◆ Set problem:
Take the lines of the data below from the very first through the line containing "(0,0) rectangle (1568,599);" and output them exactly, pictures excluded.
━━━ Stored data ━━━
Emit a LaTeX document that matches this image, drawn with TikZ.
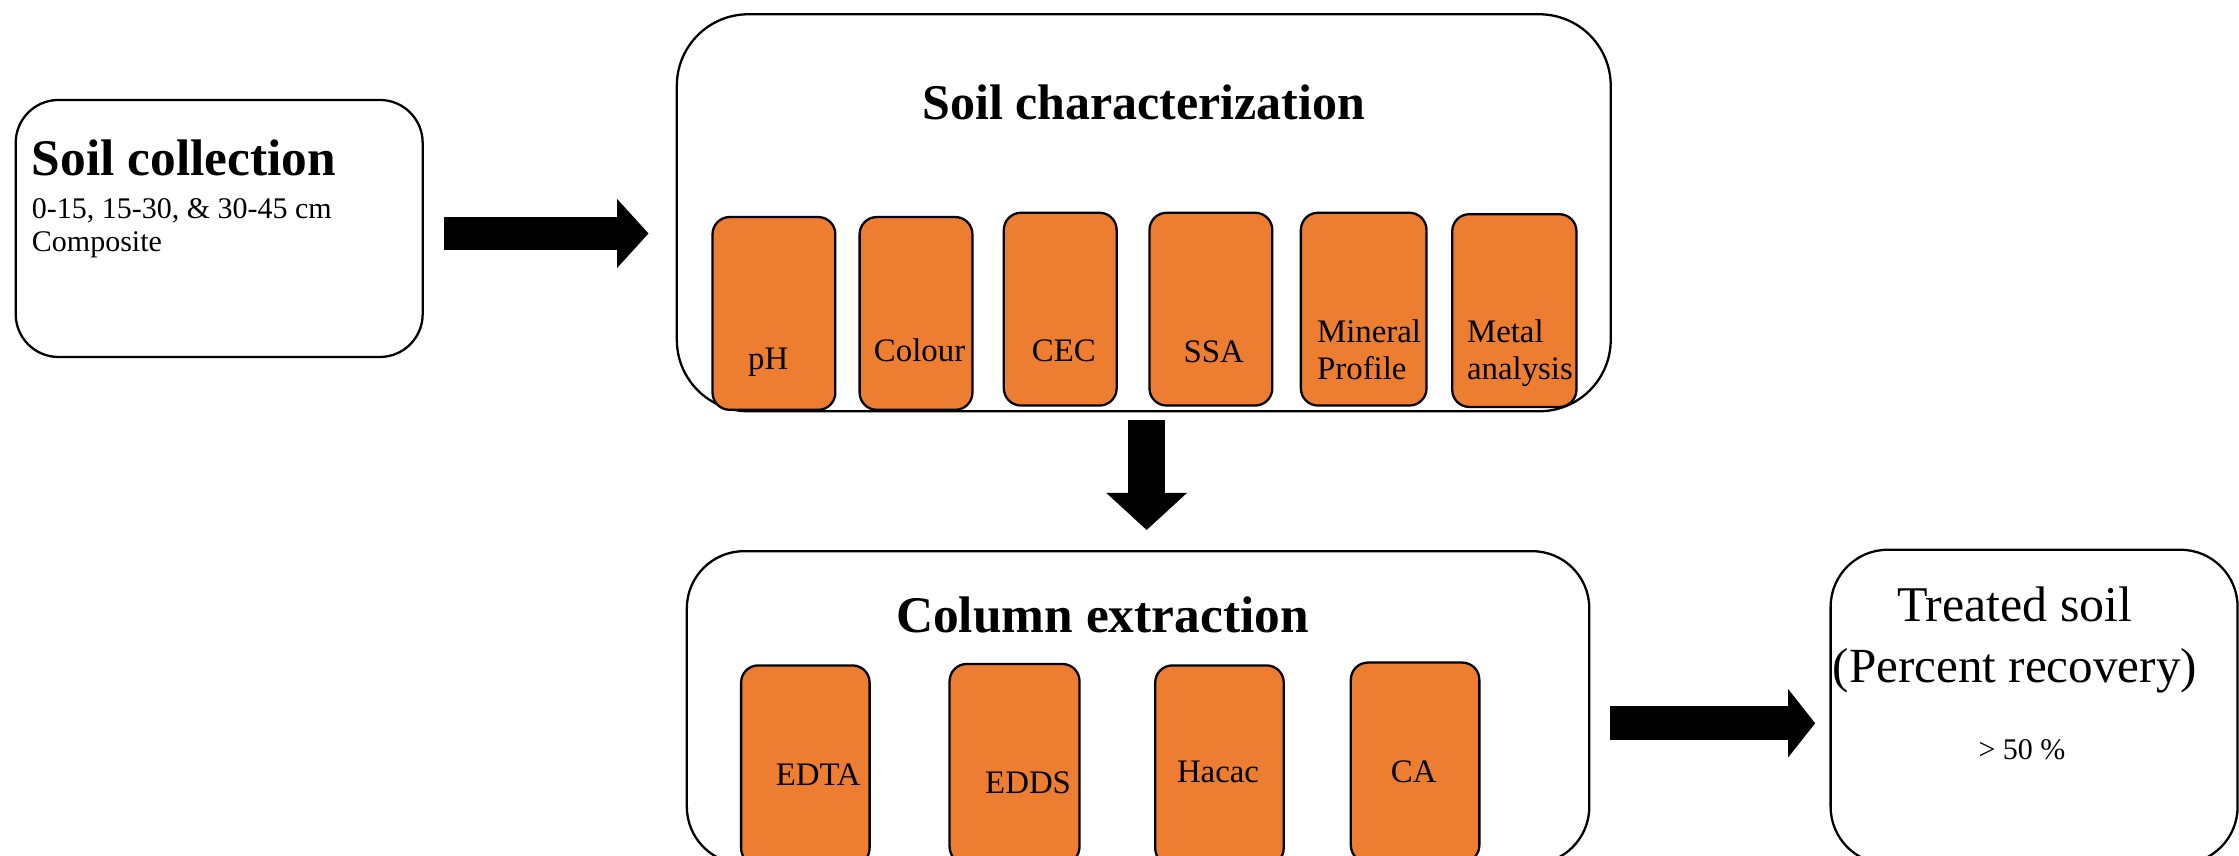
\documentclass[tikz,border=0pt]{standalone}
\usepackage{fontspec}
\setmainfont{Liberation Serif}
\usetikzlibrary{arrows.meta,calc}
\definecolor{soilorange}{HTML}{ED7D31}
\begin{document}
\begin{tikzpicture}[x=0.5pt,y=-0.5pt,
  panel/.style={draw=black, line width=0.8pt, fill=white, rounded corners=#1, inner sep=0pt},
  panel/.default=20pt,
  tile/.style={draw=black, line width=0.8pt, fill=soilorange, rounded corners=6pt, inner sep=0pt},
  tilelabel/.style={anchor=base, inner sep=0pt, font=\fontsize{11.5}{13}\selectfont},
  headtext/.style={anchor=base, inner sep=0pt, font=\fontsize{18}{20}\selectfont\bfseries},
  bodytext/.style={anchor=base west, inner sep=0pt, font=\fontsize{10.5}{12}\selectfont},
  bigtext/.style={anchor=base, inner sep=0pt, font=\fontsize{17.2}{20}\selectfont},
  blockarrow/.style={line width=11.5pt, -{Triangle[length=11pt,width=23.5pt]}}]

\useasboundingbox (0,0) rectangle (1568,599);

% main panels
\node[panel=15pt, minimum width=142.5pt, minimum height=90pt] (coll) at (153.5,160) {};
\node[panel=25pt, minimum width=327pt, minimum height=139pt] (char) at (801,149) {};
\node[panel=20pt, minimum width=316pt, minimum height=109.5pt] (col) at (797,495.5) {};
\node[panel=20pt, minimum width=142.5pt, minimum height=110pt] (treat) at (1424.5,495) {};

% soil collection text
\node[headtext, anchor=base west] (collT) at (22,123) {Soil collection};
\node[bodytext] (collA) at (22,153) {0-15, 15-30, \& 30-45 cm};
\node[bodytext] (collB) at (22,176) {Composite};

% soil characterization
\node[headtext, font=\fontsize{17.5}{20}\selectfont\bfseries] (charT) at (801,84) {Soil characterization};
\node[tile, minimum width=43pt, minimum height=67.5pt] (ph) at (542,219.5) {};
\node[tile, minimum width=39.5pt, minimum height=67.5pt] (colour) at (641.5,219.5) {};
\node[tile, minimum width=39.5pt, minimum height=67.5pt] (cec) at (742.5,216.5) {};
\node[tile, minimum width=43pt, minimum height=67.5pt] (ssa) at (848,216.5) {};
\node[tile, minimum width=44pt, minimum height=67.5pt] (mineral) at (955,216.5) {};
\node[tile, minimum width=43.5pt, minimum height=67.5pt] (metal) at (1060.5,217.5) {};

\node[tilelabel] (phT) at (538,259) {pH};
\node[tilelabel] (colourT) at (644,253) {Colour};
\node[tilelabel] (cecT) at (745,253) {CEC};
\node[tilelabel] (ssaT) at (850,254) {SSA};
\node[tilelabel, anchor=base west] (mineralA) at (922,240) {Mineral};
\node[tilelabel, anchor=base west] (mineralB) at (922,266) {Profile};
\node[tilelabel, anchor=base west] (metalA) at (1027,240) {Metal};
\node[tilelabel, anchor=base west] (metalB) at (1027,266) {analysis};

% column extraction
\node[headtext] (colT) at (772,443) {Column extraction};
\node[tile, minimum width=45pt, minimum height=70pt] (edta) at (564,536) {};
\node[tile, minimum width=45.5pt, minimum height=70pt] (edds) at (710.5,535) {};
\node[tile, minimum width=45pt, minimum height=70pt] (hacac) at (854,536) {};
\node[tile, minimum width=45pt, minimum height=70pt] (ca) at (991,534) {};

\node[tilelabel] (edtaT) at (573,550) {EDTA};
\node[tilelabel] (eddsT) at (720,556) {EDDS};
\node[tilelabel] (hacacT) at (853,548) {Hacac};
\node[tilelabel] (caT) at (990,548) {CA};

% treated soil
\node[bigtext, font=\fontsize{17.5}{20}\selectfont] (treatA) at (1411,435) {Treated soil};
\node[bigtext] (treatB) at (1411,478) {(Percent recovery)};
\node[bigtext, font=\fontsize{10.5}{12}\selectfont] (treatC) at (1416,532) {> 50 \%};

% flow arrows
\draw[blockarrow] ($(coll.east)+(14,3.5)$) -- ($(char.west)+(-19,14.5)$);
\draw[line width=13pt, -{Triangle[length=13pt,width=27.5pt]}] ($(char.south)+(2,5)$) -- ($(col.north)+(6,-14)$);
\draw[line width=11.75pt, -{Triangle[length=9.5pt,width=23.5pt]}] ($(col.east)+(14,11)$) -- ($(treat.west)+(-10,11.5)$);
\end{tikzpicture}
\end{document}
━━━
◆ Exercise result:
Emit a LaTeX document that matches this image, drawn with TikZ.
\documentclass[tikz,border=0pt]{standalone}
\usepackage{fontspec}
\setmainfont{Liberation Serif}
\usetikzlibrary{arrows.meta,calc}
\definecolor{soilorange}{HTML}{ED7D31}
\begin{document}
\begin{tikzpicture}[x=0.5pt,y=-0.5pt,
  panel/.style={draw=black, line width=0.8pt, fill=white, rounded corners=#1, inner sep=0pt},
  panel/.default=20pt,
  tile/.style={draw=black, line width=0.8pt, fill=soilorange, rounded corners=6pt, inner sep=0pt},
  tilelabel/.style={anchor=base, inner sep=0pt, font=\fontsize{11.5}{13}\selectfont},
  headtext/.style={anchor=base, inner sep=0pt, font=\fontsize{18}{20}\selectfont\bfseries},
  bodytext/.style={anchor=base west, inner sep=0pt, font=\fontsize{10.5}{12}\selectfont},
  bigtext/.style={anchor=base, inner sep=0pt, font=\fontsize{17.2}{20}\selectfont},
  blockarrow/.style={line width=11.5pt, -{Triangle[length=11pt,width=23.5pt]}}]

\useasboundingbox (0,0) rectangle (1568,599);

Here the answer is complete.